People can sign up to be notified when registration opens again in January at earthquakebracebolt.com. The last time registration was open earlier this year, grants were available to homeowners in 815 ZIP Codes, with 300 new ZIP Codes added to the eligibility list. Besides the Southern California metro area and the San Francisco Bay Area, other eligible areas are in places such as San Diego, Palm Springs, Santa Barbara, Monterey and Salinas.

An unretrofitted home to the left was damaged after an earthquake, while a blue home was retrofitted and undamaged.

This photo from August 2015 shows how the blue home, to the right, with a cripple wall — which had been retrofitted by bolting it to the foundation and bracing it — survived the Napa earthquake of 2014. The yellow unretrofitted home suffered damage when it slipped from its foundation.
(Janiele Maffei / California Earthquake Authority)

More than 27,000 homes have been retrofitted using Brace + Bolt grants since the program’s inception a decade ago.

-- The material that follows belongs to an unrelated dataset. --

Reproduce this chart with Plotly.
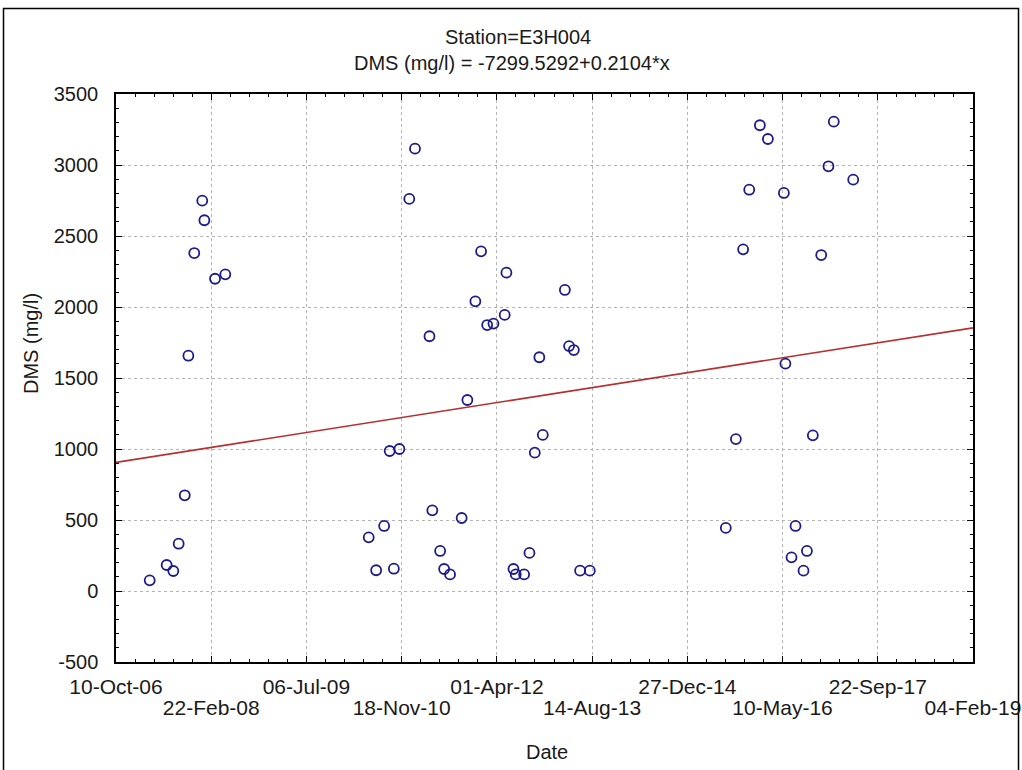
import plotly.graph_objects as go

# ---- data (x = Excel serial date, y = DMS mg/l) ----
date_serial = [
    39177, 39266, 39301, 39329, 39361, 39380, 39411, 39453, 39464, 39520, 39574,
    40327, 40366, 40408, 40437, 40459, 40488, 40540, 40570, 40646, 40661, 40702,
    40723, 40754, 40815, 40845, 40887, 40917, 40949, 40982, 41041, 41050, 41087,
    41099, 41143, 41171, 41199, 41223, 41241, 41357, 41379, 41404, 41437, 41488,
    42202, 42255, 42293, 42325, 42381, 42423, 42507, 42515, 42547, 42568, 42610,
    42628, 42659, 42703, 42741, 42769, 42871,
]
dms_values = [
    75, 183, 141, 333, 674, 1657, 2380, 2749, 2611, 2199, 2230,
    378, 146, 458, 986, 157, 1000, 2761, 3115, 1794, 568, 282,
    155, 117, 514, 1345, 2040, 2392, 1873, 1883, 1944, 2242, 155,
    117, 117, 268, 974, 1646, 1099, 2120, 1725, 1697, 143, 143,
    444, 1070, 2406, 2826, 3280, 3183, 2803, 1601, 237, 458, 143,
    282, 1096, 2366, 2991, 3305, 2897,
]

reg_intercept = -7299.5292
reg_slope = 0.2104

x_tick_vals = [39000, 39500, 40000, 40500, 41000, 41500, 42000, 42500, 43000, 43500]
x_tick_text = ["10-Oct-06", "22-Feb-08", "06-Jul-09", "18-Nov-10", "01-Apr-12",
               "14-Aug-13", "27-Dec-14", "10-May-16", "22-Sep-17", "04-Feb-19"]
y_tick_vals = [-500, 0, 500, 1000, 1500, 2000, 2500, 3000, 3500]
y_tick_text = ["-500", "0", "500", "1000", "1500", "2000", "2500", "3000", "3500"]

title_line1 = "Station=E3H004"
title_line2 = "DMS (mg/l) = -7299.5292+0.2104*x"
x_title = "Date"
y_title = "DMS (mg/l)"

FONT = "Liberation Sans, Arial, sans-serif"
W, H = 1022, 770
L, R, T, B = 116, 49, 94, 108
PW, PH = W - L - R, H - T - B

x_range = [x_tick_vals[0], x_tick_vals[-1]]
y_range = [y_tick_vals[0], y_tick_vals[-1]]


def px_x(px):
    return (px - L) / PW


def px_y(py):
    return (H - B - py) / PH


fig = go.Figure()

# regression line (from the stated equation)
fig.add_trace(go.Scatter(
    x=x_range,
    y=[reg_intercept + reg_slope * v for v in x_range],
    mode="lines",
    line=dict(color="#b5302f", width=1.6),
    xaxis="x2", yaxis="y",
    showlegend=False, hoverinfo="skip",
))

fig.add_trace(go.Scatter(
    x=date_serial, y=dms_values,
    mode="markers",
    marker=dict(symbol="circle-open", size=10, color="#1c1c8a",
                line=dict(width=1.8, color="#1c1c8a")),
    showlegend=False,
))

row2_vals = x_tick_vals[1::2]
row2_text = x_tick_text[1::2]

grid = dict(showgrid=True, gridcolor="#b4b4b4", gridwidth=1, griddash="dot")

fig.update_layout(
    width=W, height=H,
    margin=dict(l=L, r=R, t=T, b=B, pad=0, autoexpand=False),
    paper_bgcolor="white", plot_bgcolor="white",
    font=dict(family=FONT, size=20, color="#1a1a1a"),
    xaxis=dict(
        range=x_range, tickmode="array", tickvals=x_tick_vals,
        ticktext=[t if i % 2 == 0 else "" for i, t in enumerate(x_tick_text)],
        ticks="inside", ticklen=6, tickwidth=1, tickcolor="black",
        showline=True, linecolor="black", linewidth=1.5, mirror="ticks",
        zeroline=False, tickfont=dict(size=21), automargin=False,
        minor=dict(tickmode="linear", tick0=x_tick_vals[0], dtick=100,
                   ticks="inside", ticklen=3, tickcolor="black", showgrid=False),
        ticklabelstandoff=5,
        **grid,
    ),
    xaxis2=dict(
        overlaying="x", matches="x", anchor="y", side="bottom",
        range=x_range, tickmode="array", tickvals=row2_vals, ticktext=row2_text,
        ticks="", showline=False, showgrid=False, zeroline=False,
        tickfont=dict(size=21), ticklabelstandoff=31, automargin=False,
    ),
    yaxis=dict(
        range=y_range, tickmode="array", tickvals=y_tick_vals, ticktext=y_tick_text,
        ticks="inside", ticklen=6, tickwidth=1, tickcolor="black",
        showline=True, linecolor="black", linewidth=1.5, mirror="ticks",
        zeroline=False, tickfont=dict(size=20), automargin=False,
        minor=dict(tickmode="linear", tick0=y_tick_vals[0], dtick=100,
                   ticks="inside", ticklen=3, tickcolor="black", showgrid=False),
        ticklabelstandoff=12,
        **grid,
    ),
    annotations=[
        dict(text=title_line1, xref="paper", yref="paper",
             x=px_x(518), y=px_y(37),
             showarrow=False, xanchor="center", yanchor="middle",
             font=dict(size=20)),
        dict(text=title_line2, xref="paper", yref="paper",
             x=px_x(512), y=px_y(63),
             showarrow=False, xanchor="center", yanchor="middle",
             font=dict(size=20)),
        dict(text=x_title, xref="paper", yref="paper",
             x=px_x(547), y=px_y(752),
             showarrow=False, xanchor="center", yanchor="middle",
             font=dict(size=20)),
        dict(text=y_title, xref="paper", yref="paper", textangle=-90,
             x=px_x(31), y=px_y(344),
             showarrow=False, xanchor="center", yanchor="middle",
             font=dict(size=20)),
    ],
    shapes=[
        dict(type="rect", xref="paper", yref="paper",
             x0=px_x(3.5), x1=px_x(1018.5),
             y0=px_y(790), y1=px_y(8.5),
             line=dict(color="black", width=1.5), fillcolor="rgba(0,0,0,0)",
             layer="below"),
    ],
)

fig.write_html(
    "out.html",
    config={"displayModeBar": False},
    post_script="document.body.style.margin='0px';document.body.style.overflow='hidden';",
)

New funding coming for soft-story apartments

The California Residential Mitigation Program also hopes to launch a new program to offer financial help for owners of smaller apartment buildings — between five and 10 units — that have a soft-story defect. These are apartment buildings with carports, garages or retail stores on the ground floor, with flimsy supports that can collapse in the side-to-side shaking of an earthquake.

Sometime in 2025, officials hope to offer up grants to apartment owners in cities that already have mandatory retrofit laws for these buildings. The initial focus will be on areas with socially vulnerable populations, Maffei said.

Soft-story apartments have been a killer in past earthquakes. During the predawn magnitude 6.7 Northridge earthquake of 1994, 16 people died when their apartments collapsed. Soft-story apartments also suffered deadly collapses in San Francisco during the magnitude 6.9 Loma Prieta earthquake of 1989.

The soft-story apartment grant program received $40 million from a FEMA grant.

Southern California cities that have passed mandatory soft-story retrofit ordinances include Los Angeles, Torrance, Pasadena, Santa Monica, Culver City, West Hollywood and Beverly Hills. In Northern California, San Jose just passed a mandatory soft-story order, joining other cities such as San Francisco, Oakland, Berkeley, Fremont and Mill Valley.